George Frey/Getty Images

One of the most heartening developments in recent weeks is a recognition on the part of many conservative opinion makers that Cliven Bundy—the tax-protesting Nevada cattle rancher, who has refused to pay federal grazing fees applicable to him and other ranchers—is not within his rights to just ignore the law because he doesn't agree with it. 

Just today, the conservative Weekly Standard described Bundy as "a rancher gaming the system to his own financial advantage, and disguising his scheme in populist rhetoric: refusing to pay a tax which others must pay, and “tying up the courts”—for two decades!—as he continues to ignore the law."

Bundy's a compelling or useful figure to agit-prop peddlers like Sean Hannity, but the rule-of-law right isn't uniformly treating him like a martyr for liberty, which is progress of a sort.

Or maybe it's just that Bundy hasn't been savvy enough. If he'd followed the news more closely, he would've known that the road to conservative martyrdom runs through irrefutable assertions of government infringement upon free practice, and a claim to exemption from the grazing fee on religious grounds.
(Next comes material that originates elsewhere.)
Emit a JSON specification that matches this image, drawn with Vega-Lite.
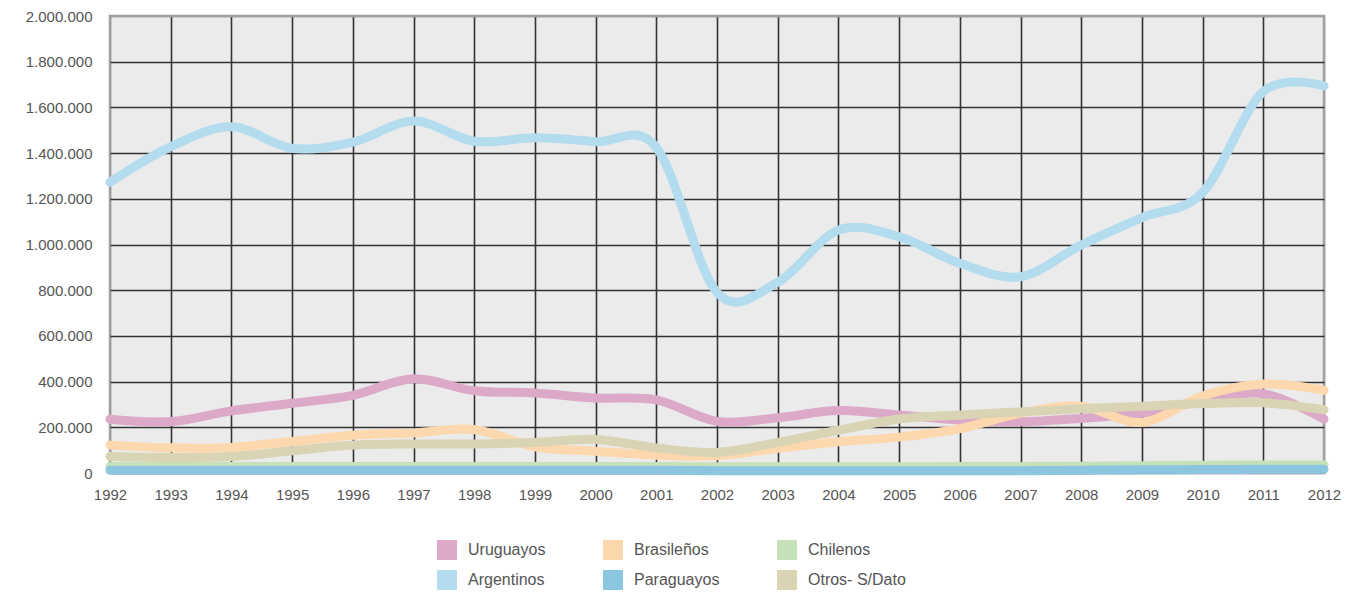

"Command the sons of Israel that they give to the Levites from the inheritance of their possession cities to live in; and you shall give to the Levites pasture lands around the cities. The cities shall be theirs to live in; and their pasture lands shall be for their cattle and for their herds and for all their beasts. The pasture lands of the cities which you shall give to the Levites shall extend from the wall of the city outward a thousand cubits around."